Exposure/Environment:

  • Remove all clothing and jewelry to prevent constriction and allow thorough assessment.

  • Cover burns with clean, dry, non-adherent dressings.

  • Maintain normothermia, as burn patients are at high risk of hypothermia.

Specific Considerations in Burn Management

Fluid Resuscitation:

  • Critical in the first 24 hours, particularly for burns involving >20% TBSA.

  • Use Lactated Ringer's solution initially, titrating to maintain urine output of 0.5-1 mL/kg/hr in adults and 1-1.5 mL/kg/hr in children.

Pain Management:

  • Administer analgesics early and adequately, using opioids as necessary.

  • Consider adjuncts like NSAIDs and anxiolytics for comprehensive pain control.

Wound Care:

  • Avoid application of ice directly to burns; cool with tepid water if within the first few minutes post-injury.

  • Apply clean, dry dressings and avoid topical ointments in the pre-hospital setting.

Infection Control:

  • Burns compromise the skin barrier, increasing infection risk.

  • Use sterile techniques when handling wounds and administering medications.

Transport and Communication:

  • Transport to a burn center for patients with significant burns (>10% TBSA in children or elderly, >20% TBSA in adults, burns involving face, hands, feet, genitalia, perineum, or major joints, third-degree burns, electrical or chemical burns, inhalation injury, or associated trauma).

  • Provide thorough handover to the receiving facility, detailing TBSA burned, initial treatments, fluid administration, and patient response.

Special Situations

Electrical Burns:

  • Assess for entry and exit wounds.

  • Monitor for cardiac arrhythmias and other internal injuries.

  • Administer fluids more aggressively due to the potential for deep tissue damage.

Chemical Burns:

  • Identify and neutralize the chemical if possible.

  • Flush with copious amounts of water unless contraindicated (e.g., dry lime, phenol).

  • Avoid attempting neutralization in the field due to potential exothermic reactions.

Inhalation Injury:

  • High suspicion in enclosed space fires.

  • Administer 100% oxygen and prepare for early intubation.

  • Consider hyperbaric oxygen therapy for severe carbon monoxide poisoning.

Continuing Education and Training

For EMS professionals, ongoing education and training are not just requirements but the keys to maintaining proficiency in burn management.
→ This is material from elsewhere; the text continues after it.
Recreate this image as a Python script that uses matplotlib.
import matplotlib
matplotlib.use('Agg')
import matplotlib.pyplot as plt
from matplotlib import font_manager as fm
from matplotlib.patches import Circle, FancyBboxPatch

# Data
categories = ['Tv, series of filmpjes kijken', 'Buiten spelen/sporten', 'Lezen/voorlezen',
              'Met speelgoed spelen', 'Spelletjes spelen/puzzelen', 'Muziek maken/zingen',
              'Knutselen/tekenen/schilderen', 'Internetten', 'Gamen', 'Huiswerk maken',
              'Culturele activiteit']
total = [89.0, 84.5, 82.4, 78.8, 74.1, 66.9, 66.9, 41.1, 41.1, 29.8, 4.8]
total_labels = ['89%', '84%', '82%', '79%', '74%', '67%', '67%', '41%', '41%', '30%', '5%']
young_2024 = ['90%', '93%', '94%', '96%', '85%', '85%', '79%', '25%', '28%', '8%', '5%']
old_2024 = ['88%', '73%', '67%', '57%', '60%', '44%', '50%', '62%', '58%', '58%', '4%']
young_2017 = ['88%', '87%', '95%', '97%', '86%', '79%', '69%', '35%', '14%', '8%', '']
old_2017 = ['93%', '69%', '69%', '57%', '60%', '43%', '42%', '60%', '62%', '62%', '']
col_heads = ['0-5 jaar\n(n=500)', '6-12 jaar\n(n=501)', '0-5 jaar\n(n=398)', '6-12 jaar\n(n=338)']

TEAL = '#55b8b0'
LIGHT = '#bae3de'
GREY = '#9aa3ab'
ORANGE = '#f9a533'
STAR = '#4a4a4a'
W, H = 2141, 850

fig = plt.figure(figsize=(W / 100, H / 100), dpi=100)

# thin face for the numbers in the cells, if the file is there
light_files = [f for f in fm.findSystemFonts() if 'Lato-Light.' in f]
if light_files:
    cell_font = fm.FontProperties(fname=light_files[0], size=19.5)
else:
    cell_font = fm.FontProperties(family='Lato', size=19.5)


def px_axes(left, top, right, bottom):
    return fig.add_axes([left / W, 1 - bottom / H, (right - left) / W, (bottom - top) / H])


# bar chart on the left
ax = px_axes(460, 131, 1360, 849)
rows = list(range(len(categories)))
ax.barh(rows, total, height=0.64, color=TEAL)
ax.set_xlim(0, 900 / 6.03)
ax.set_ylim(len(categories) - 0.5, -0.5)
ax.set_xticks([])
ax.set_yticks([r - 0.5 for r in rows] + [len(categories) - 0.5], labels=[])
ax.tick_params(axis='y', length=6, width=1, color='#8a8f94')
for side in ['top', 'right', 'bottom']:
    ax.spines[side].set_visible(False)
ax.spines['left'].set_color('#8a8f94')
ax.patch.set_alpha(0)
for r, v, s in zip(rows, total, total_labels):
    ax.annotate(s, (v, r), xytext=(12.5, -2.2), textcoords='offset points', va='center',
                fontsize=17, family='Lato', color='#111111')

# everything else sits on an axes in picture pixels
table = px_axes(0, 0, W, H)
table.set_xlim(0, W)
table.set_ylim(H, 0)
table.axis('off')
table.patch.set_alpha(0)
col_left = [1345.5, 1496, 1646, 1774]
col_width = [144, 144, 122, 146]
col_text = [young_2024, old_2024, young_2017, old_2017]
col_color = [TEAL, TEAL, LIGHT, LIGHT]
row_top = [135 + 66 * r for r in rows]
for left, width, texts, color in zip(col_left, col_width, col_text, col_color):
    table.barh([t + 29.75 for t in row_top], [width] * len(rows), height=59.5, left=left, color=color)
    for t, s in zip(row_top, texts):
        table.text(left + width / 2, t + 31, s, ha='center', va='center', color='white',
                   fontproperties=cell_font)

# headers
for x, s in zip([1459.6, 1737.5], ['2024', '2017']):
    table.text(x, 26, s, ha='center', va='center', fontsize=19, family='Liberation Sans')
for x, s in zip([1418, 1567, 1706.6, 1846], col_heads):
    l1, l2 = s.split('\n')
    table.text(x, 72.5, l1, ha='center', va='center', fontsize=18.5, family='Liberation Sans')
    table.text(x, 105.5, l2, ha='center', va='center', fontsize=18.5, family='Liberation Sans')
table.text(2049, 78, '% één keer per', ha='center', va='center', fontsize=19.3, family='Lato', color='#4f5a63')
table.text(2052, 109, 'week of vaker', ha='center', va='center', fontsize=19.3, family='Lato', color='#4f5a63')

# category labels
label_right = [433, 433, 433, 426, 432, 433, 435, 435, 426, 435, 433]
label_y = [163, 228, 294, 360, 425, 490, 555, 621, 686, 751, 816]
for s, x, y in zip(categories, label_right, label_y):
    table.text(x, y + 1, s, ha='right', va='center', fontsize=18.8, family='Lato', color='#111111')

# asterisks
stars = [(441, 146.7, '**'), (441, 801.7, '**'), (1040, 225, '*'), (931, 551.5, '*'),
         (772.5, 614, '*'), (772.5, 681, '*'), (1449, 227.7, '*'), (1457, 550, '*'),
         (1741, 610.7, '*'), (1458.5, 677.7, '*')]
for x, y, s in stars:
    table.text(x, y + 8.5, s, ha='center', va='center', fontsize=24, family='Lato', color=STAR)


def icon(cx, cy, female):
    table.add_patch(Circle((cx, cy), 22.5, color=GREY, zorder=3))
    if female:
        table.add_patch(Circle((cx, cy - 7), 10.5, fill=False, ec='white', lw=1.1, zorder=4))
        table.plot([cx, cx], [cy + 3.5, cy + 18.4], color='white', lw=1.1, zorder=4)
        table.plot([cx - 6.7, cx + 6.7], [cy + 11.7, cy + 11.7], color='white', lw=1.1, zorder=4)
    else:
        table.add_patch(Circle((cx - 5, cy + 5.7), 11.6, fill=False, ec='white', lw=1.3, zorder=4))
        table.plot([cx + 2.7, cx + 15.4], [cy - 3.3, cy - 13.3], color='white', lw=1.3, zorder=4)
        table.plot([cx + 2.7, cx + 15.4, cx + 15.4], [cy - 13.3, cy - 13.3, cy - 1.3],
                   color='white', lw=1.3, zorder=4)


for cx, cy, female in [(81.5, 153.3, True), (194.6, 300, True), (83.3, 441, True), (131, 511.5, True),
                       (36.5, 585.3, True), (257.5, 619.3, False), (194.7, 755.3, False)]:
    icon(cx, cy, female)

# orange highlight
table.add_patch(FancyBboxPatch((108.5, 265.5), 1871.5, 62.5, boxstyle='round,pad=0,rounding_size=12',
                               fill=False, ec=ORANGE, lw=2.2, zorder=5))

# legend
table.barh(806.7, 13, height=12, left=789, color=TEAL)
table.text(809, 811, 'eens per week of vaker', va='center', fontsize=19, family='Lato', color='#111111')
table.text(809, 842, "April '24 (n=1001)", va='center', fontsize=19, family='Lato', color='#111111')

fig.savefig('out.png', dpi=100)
This includes regular participation in courses such as Advanced Burn Life Support (ABLS) and continuous review of current guidelines and best practices. Simulation training and interprofessional drills can enhance readiness and teamwork in managing complex burn cases, and your commitment to these activities sets you apart in the field.

Psychological and Emotional Support

Burn injuries are not only physically traumatic but also psychologically distressing. EMS professionals should be attuned to the emotional needs of burn patients and their families. Providing reassurance, involving mental health support early, and facilitating access to burn support groups can significantly impact the patient's recovery journey.

Conclusion

Managing burn injuries requires a comprehensive and informed approach, integrating clinical knowledge with practical skills. By staying current with best practices and maintaining a compassionate and systematic approach, EMS professionals can significantly improve outcomes for burn patients. Whether you are a seasoned veteran or a newcomer, mastering burn management is essential to providing high-quality emergency medical care.

Sources:

  1. American Burn Association. (n.d.). Advanced Burn Life Support (ABLS) Program.
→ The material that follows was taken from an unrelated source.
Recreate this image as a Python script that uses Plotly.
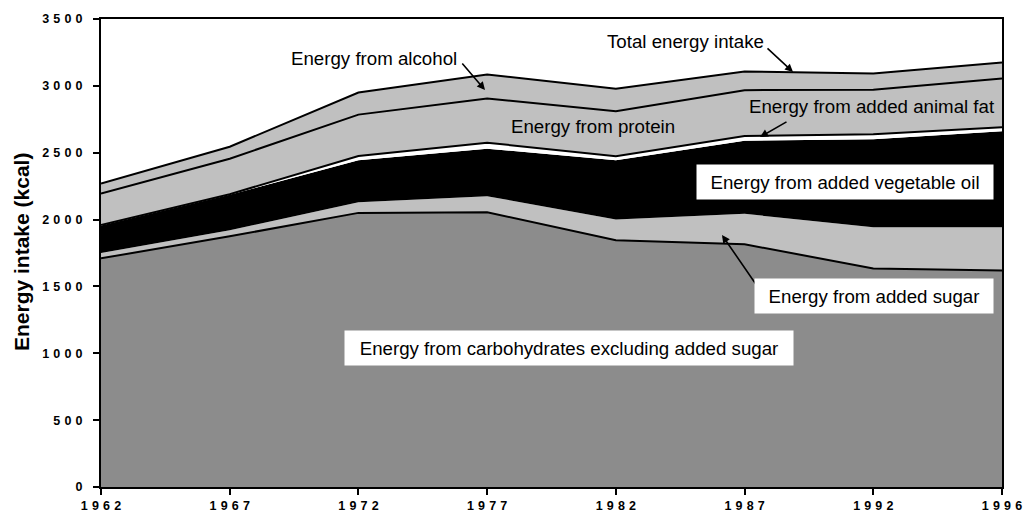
import plotly.graph_objects as go

years = ["1962", "1967", "1972", "1977", "1982", "1987", "1992", "1996"]
carbohydrates = [1710, 1875, 2050, 2055, 1845, 1815, 1635, 1620]
added_sugar = [40, 45, 80, 120, 155, 228, 308, 323]
vegetable_oil = [205, 265, 313, 355, 443, 547, 657, 717]
animal_fat = [5, 5, 32, 45, 30, 35, 38, 30]
protein = [235, 265, 310, 330, 337, 343, 332, 365]
alcohol = [75, 90, 165, 180, 168, 140, 123, 120]

y_ticks = [0, 500, 1000, 1500, 2000, 2500, 3000, 3500]

FONT = "Arial, Liberation Sans, sans-serif"
DARK = "#8c8c8c"
LIGHT = "#c0c0c0"

fig = go.Figure()
layers = [
    ("Energy from carbohydrates excluding added sugar", carbohydrates, DARK, 2),
    ("Energy from added sugar", added_sugar, LIGHT, 0),
    ("Energy from added vegetable oil", vegetable_oil, "#000000", 0),
    ("Energy from added animal fat", animal_fat, "#ffffff", 2),
    ("Energy from protein", protein, LIGHT, 2),
    ("Energy from alcohol", alcohol, LIGHT, 2),
]
for name, vals, col, lw in layers:
    fig.add_trace(go.Scatter(
        x=years, y=vals, name=name, mode="lines", stackgroup="one",
        fillcolor=col, line=dict(color="#000000", width=lw),
        hoverinfo="skip",
    ))

# page body margin offset (browser default 8px)
OFF = 8
FW, FH = 1031 - 2 * OFF, 522 - 2 * OFF
# plot area in window pixels
L, R, T, B = 101, 1002, 19, 487
W, H = R - L, B - T


def px(x):
    return (x - L) / W


def py(y):
    return (B - y) / H


ann = []
# arrows
for hx, hy, tx, ty in [(485, 90, 461, 62), (793, 72, 766, 47),
                       (760, 137, 788, 121), (722, 235, 764, 296)]:
    ann.append(dict(xref="paper", yref="paper", x=px(hx), y=py(hy),
                    ax=tx - hx, ay=ty - hy, text="", showarrow=True,
                    arrowhead=2, arrowsize=1, arrowwidth=1.6,
                    arrowcolor="#000000", standoff=0))

tf = dict(family=FONT, size=18.7, color="#000000")
# plain labels
for text, x, y, anchor in [("Energy from alcohol", 458, 58, "right"),
                           ("Total energy intake", 606, 41, "left"),
                           ("Energy from protein", 510, 127, "left"),
                           ("Energy from added animal fat", 748, 106, "left")]:
    ann.append(dict(xref="paper", yref="paper", x=px(x), y=py(y), text=text,
                    showarrow=False, xanchor=anchor, yanchor="middle", font=tf,
                    borderpad=0))
# boxed labels
for text, cx, cy, w in [("Energy from added vegetable oil", 845, 182, 296),
                        ("Energy from added sugar", 874, 296, 238),
                        ("Energy from carbohydrates excluding added sugar", 569, 348, 448)]:
    ann.append(dict(xref="paper", yref="paper", x=px(cx), y=py(cy), text=text,
                    showarrow=False, xanchor="center", yanchor="middle", font=tf,
                    bgcolor="#ffffff", width=w, height=34, borderpad=0))

# y-axis title as an annotation for exact placement
ann.append(dict(xref="paper", yref="paper", x=px(21), y=py(252),
                text="Energy intake (kcal)", showarrow=False, textangle=-90,
                xanchor="center", yanchor="middle",
                font=dict(family=FONT, size=21, color="#000000", weight="bold")))

fig.update_layout(
    width=FW, height=FH,
    margin=dict(l=L - OFF, r=OFF + FW - R, t=T - OFF, b=OFF + FH - B,
                autoexpand=False),
    paper_bgcolor="#ffffff", plot_bgcolor="#ffffff",
    showlegend=False,
    font=dict(family=FONT, color="#000000"),
    annotations=ann,
)
fig.update_xaxes(
    type="category", range=[0, len(years) - 1], automargin=False,
    tickvals=years, ticktext=["\u2004".join(y) for y in years],
    ticks="outside", ticklen=6, tickwidth=2, tickcolor="#000000",
    showline=True, linewidth=2, linecolor="#000000", mirror=True,
    showgrid=False, zeroline=False, ticklabelstandoff=0,
    tickfont=dict(family=FONT, size=12.5, color="#000000", weight="bold"),
)
fig.update_yaxes(
    range=[0, 3500], tickvals=y_ticks, automargin=False,
    ticktext=["\u2004".join(str(v)) for v in y_ticks],
    ticks="outside", ticklen=6, tickwidth=2, tickcolor="#000000",
    showline=True, linewidth=2, linecolor="#000000", mirror=True,
    showgrid=False, zeroline=False, ticklabelstandoff=8,
    tickfont=dict(family=FONT, size=12.5, color="#000000", weight="bold"),
)

fig.write_html("out.html")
  2. Hettiaratchy, S., & Dziewulski, P. (2004). ABC of burns: Introduction. BMJ, 328(7452), 1366-1368.

  3. National Institute for Health and Care Excellence (NICE). (2019). Burns and scalds: NICE guideline [NG61].

  4. Stokes, M. A., & Johnson, W. D. (2017). Burns in the emergency department: Management and prevention. Emergency Medicine Clinics of North America, 35(2), 301-315.

By leveraging these insights, EMS professionals can ensure they are prepared to effectively manage burn injuries, delivering the best possible patient care.